Don't want to drink? Don't.
Don't want to drive? Don't.
Don't want to have only one spouse? Cool beans, good luck with your open relationship/polyamorous lifestyle, there is a whole community out there who make that work in a really positive way for them.

But it has to be your choice, or you are setting yourself up to fail.

OPs husband was wrong to accept a situation where he had to "try" to live the lifestyle his wife wanted and now they both have to deal with the consequences of being connected to someone who cannot live the way they want to live.
 
Maybe the OP wants to drink, but because she’s pregnant, she can’t, so she just doesn’t want him drinking in front of her or excessively.
 
I'm really not sure what to say to this one. My reactions as I read through the thread ran the gamut, sort of like:

Is this fake? Is someone bored?

Oh my gosh, why didn't she get out before there was a kid?

Don't let him shift the blame to you!!!!

Yikes, now everyone's blaming her!!

Wait, is he actually drunk, or is she blowing the signs out of proportion because she's against alcohol all together?

Oh no, now it's working on me!

Wait, is this fake? Is someone manipulating us?

I wonder why she all of a sudden decided to give up alcohol? Did something horrible happen to her??


OP, if this is real, definitely see the counselor. Work on developing a realistic picture of what's normal drinking and what's alcoholic drinking. Insist on honesty from your DH! Once he's not hiding the drinking, you will be able to tell whether he can have what he means to and stop. If he can't stop drinking once he starts, then he's an alcoholic. Don't let him blame you.

Give little weight to his words and more weight to his actions. --- And this is important, if he ever turns violent, or threatens to, get out immediately!! Set aside some money for this purpose, just in case.
 
Well, I don't know. I have been in a not so good marriage that ended with cheating and am now happily married. And of course relationships come with some compromises. But honestly, I would hope to not have to give up simple pleasures that I enjoy to be in a relationship. No, I would not give up drinking alcohol. Now, if something happened to one of us health wise or something like that, that is a different story. I would generally not give up listening to music I like, eating a diet I enjoy, traveling to places I like, drinking very strong coffee, buying purses (I have a small collection)etc. I generally would not give up what I consider to be simple, harmless pleasures for a relationship. Part of a relationship for me would be making sure that most of my biggest likes/dislikes would fit in with my relationship partner.

***For the record, if there was serious illness or some other factor involved, I could definitely be flexible. But that would be my choice.

I really have little tolerance for being told what I can or cannot do, eat, drink, spend, etc. And I am generally a conservative rule follower, so I really do nothing that extreme - but the point is I am an adult perfectly capable of making my own decisions and setting my own limits.
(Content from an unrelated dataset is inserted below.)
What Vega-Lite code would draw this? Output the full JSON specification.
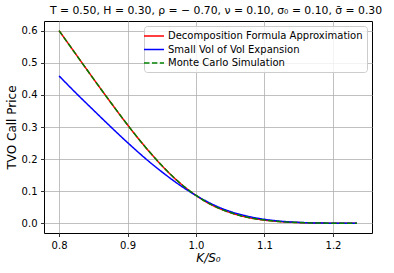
{
  "$schema": "https://vega.github.io/schema/vega-lite/v6.json",
  "width": 328,
  "height": 212,
  "autosize": {"type": "none"},
  "padding": {"left": 44, "top": 21, "right": 22, "bottom": 40},
  "background": "white",
  "title": {
    "text": "T = 0.50, H = 0.30, ρ = − 0.70, ν = 0.10, σ₀ = 0.10, σ̄ = 0.30",
    "font": "DejaVu Sans",
    "fontSize": 10.8,
    "fontWeight": "normal",
    "color": "black",
    "anchor": "middle",
    "dx": 8,
    "offset": 5
  },
  "config": {
    "view": {"stroke": "black", "strokeWidth": 1},
    "axis": {
      "labelFont": "DejaVu Sans",
      "labelFontSize": 10,
      "labelColor": "black",
      "titleFont": "DejaVu Sans",
      "titleFontSize": 12,
      "titleFontWeight": "normal",
      "titleColor": "black",
      "tickColor": "black",
      "tickSize": 3.5,
      "tickWidth": 0.8,
      "gridColor": "#b0b0b0",
      "gridWidth": 0.8,
      "domain": false,
      "labelPadding": 3.5
    },
    "legend": {
      "labelFont": "DejaVu Sans",
      "labelFontSize": 10,
      "labelColor": "black"
    }
  },
  "data": {
    "values": [
      {"series": "Decomposition Formula Approximation", "k": 0.8, "price": 0.6001},
      {"series": "Decomposition Formula Approximation", "k": 0.825, "price": 0.5252},
      {"series": "Decomposition Formula Approximation", "k": 0.85, "price": 0.4508},
      {"series": "Decomposition Formula Approximation", "k": 0.875, "price": 0.3776},
      {"series": "Decomposition Formula Approximation", "k": 0.9, "price": 0.3065},
      {"series": "Decomposition Formula Approximation", "k": 0.925, "price": 0.24},
      {"series": "Decomposition Formula Approximation", "k": 0.95, "price": 0.18},
      {"series": "Decomposition Formula Approximation", "k": 0.975, "price": 0.1283},
      {"series": "Decomposition Formula Approximation", "k": 1.0, "price": 0.0868},
      {"series": "Decomposition Formula Approximation", "k": 1.025, "price": 0.0551},
      {"series": "Decomposition Formula Approximation", "k": 1.05, "price": 0.0334},
      {"series": "Decomposition Formula Approximation", "k": 1.075, "price": 0.0186},
      {"series": "Decomposition Formula Approximation", "k": 1.1, "price": 0.0101},
      {"series": "Decomposition Formula Approximation", "k": 1.125, "price": 0.005},
      {"series": "Decomposition Formula Approximation", "k": 1.15, "price": 0.0024},
      {"series": "Decomposition Formula Approximation", "k": 1.175, "price": 0.0011},
      {"series": "Decomposition Formula Approximation", "k": 1.2, "price": 0.0005},
      {"series": "Decomposition Formula Approximation", "k": 1.225, "price": 0.0002},
      {"series": "Decomposition Formula Approximation", "k": 1.235, "price": 0.0001},
      {"series": "Small Vol of Vol Expansion", "k": 0.8, "price": 0.459},
      {"series": "Small Vol of Vol Expansion", "k": 0.825, "price": 0.405},
      {"series": "Small Vol of Vol Expansion", "k": 0.85, "price": 0.353},
      {"series": "Small Vol of Vol Expansion", "k": 0.875, "price": 0.3015},
      {"series": "Small Vol of Vol Expansion", "k": 0.9, "price": 0.2515},
      {"series": "Small Vol of Vol Expansion", "k": 0.925, "price": 0.204},
      {"series": "Small Vol of Vol Expansion", "k": 0.95, "price": 0.1605},
      {"series": "Small Vol of Vol Expansion", "k": 0.975, "price": 0.121},
      {"series": "Small Vol of Vol Expansion", "k": 1.0, "price": 0.087},
      {"series": "Small Vol of Vol Expansion", "k": 1.025, "price": 0.0585},
      {"series": "Small Vol of Vol Expansion", "k": 1.05, "price": 0.037},
      {"series": "Small Vol of Vol Expansion", "k": 1.075, "price": 0.0225},
      {"series": "Small Vol of Vol Expansion", "k": 1.1, "price": 0.0125},
      {"series": "Small Vol of Vol Expansion", "k": 1.125, "price": 0.0065},
      {"series": "Small Vol of Vol Expansion", "k": 1.15, "price": 0.003},
      {"series": "Small Vol of Vol Expansion", "k": 1.175, "price": 0.0013},
      {"series": "Small Vol of Vol Expansion", "k": 1.2, "price": 0.0005},
      {"series": "Small Vol of Vol Expansion", "k": 1.225, "price": 0.0002},
      {"series": "Small Vol of Vol Expansion", "k": 1.235, "price": 0.0001},
      {"series": "Monte Carlo Simulation", "k": 0.8, "price": 0.6},
      {"series": "Monte Carlo Simulation", "k": 0.825, "price": 0.5251},
      {"series": "Monte Carlo Simulation", "k": 0.85, "price": 0.4507},
      {"series": "Monte Carlo Simulation", "k": 0.875, "price": 0.3777},
      {"series": "Monte Carlo Simulation", "k": 0.9, "price": 0.3066},
      {"series": "Monte Carlo Simulation", "k": 0.925, "price": 0.2402},
      {"series": "Monte Carlo Simulation", "k": 0.95, "price": 0.1801},
      {"series": "Monte Carlo Simulation", "k": 0.975, "price": 0.1285},
      {"series": "Monte Carlo Simulation", "k": 1.0, "price": 0.087},
      {"series": "Monte Carlo Simulation", "k": 1.025, "price": 0.0553},
      {"series": "Monte Carlo Simulation", "k": 1.05, "price": 0.0336},
      {"series": "Monte Carlo Simulation", "k": 1.075, "price": 0.0188},
      {"series": "Monte Carlo Simulation", "k": 1.1, "price": 0.0102},
      {"series": "Monte Carlo Simulation", "k": 1.125, "price": 0.0051},
      {"series": "Monte Carlo Simulation", "k": 1.15, "price": 0.0024},
      {"series": "Monte Carlo Simulation", "k": 1.175, "price": 0.0011},
      {"series": "Monte Carlo Simulation", "k": 1.2, "price": 0.0005},
      {"series": "Monte Carlo Simulation", "k": 1.225, "price": 0.0002},
      {"series": "Monte Carlo Simulation", "k": 1.235, "price": 0.0001}
    ]
  },
  "mark": {"type": "line", "strokeWidth": 1.5, "interpolate": "monotone"},
  "encoding": {
    "x": {
      "field": "k",
      "type": "quantitative",
      "scale": {"domain": [0.778, 1.257], "nice": false, "zero": false},
      "axis": {"values": [0.8, 0.9, 1.0, 1.1, 1.2], "format": ".1f", "title": "K/S₀", "titleFontStyle": "italic", "titlePadding": 2}
    },
    "y": {
      "field": "price",
      "type": "quantitative",
      "scale": {"domain": [-0.03, 0.63], "nice": false, "zero": false},
      "axis": {"values": [0, 0.1, 0.2, 0.3, 0.4, 0.5, 0.6], "format": ".1f", "title": "TVO Call Price", "titlePadding": 3}
    },
    "color": {
      "field": "series",
      "type": "nominal",
      "sort": ["Decomposition Formula Approximation", "Small Vol of Vol Expansion", "Monte Carlo Simulation"],
      "scale": {
        "domain": ["Decomposition Formula Approximation", "Small Vol of Vol Expansion", "Monte Carlo Simulation"],
        "range": ["#ff0000", "#0000ff", "#008000"]
      },
      "legend": {
        "title": null,
        "orient": "top-right",
        "offset": 5,
        "padding": 4,
        "fillColor": "rgba(255,255,255,0.8)",
        "strokeColor": "#cccccc",
        "cornerRadius": 3,
        "symbolType": "M-2,0H2",
        "symbolSize": 100,
        "symbolStrokeWidth": 1.5,
        "rowPadding": 2.5,
        "labelOffset": 8,
        "labelLimit": 400
      }
    },
    "strokeDash": {
      "field": "series",
      "type": "nominal",
      "sort": ["Decomposition Formula Approximation", "Small Vol of Vol Expansion", "Monte Carlo Simulation"],
      "scale": {
        "domain": ["Decomposition Formula Approximation", "Small Vol of Vol Expansion", "Monte Carlo Simulation"],
        "range": [[1, 0], [1, 0], [5.5, 2.4]]
      },
      "legend": null
    },
    "order": {"field": "k", "type": "quantitative"}
  }
}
Relationships should NOT be about what you are willing to give up. That is not a healthy way to live life. Relationships should be about what you can do together and what can be gained from being in them.

If you are considering your relationship a "sacrifice" you will ultimately resent the person you are sacrificing for. Never go into a relationship with a "compromise". Relationships shouldn't be about settling or making do with what you have.

I can guarantee you that my husband and I did not settle and we have never had to ask the other to give up, sacrifice or end any sort of practice, activity or lifestyle. We got into our relationship and solidified it after going through every permeation of our likes and dislikes that we could think of and confirming that they other person would be happy living with that life.

I personally dislike the idea that relationships are "about compromise". Because the kind of compromise they are talking about is always where one person has to give up there standards for another persons comfort. That sucks, you shouldn't have to do that, ever.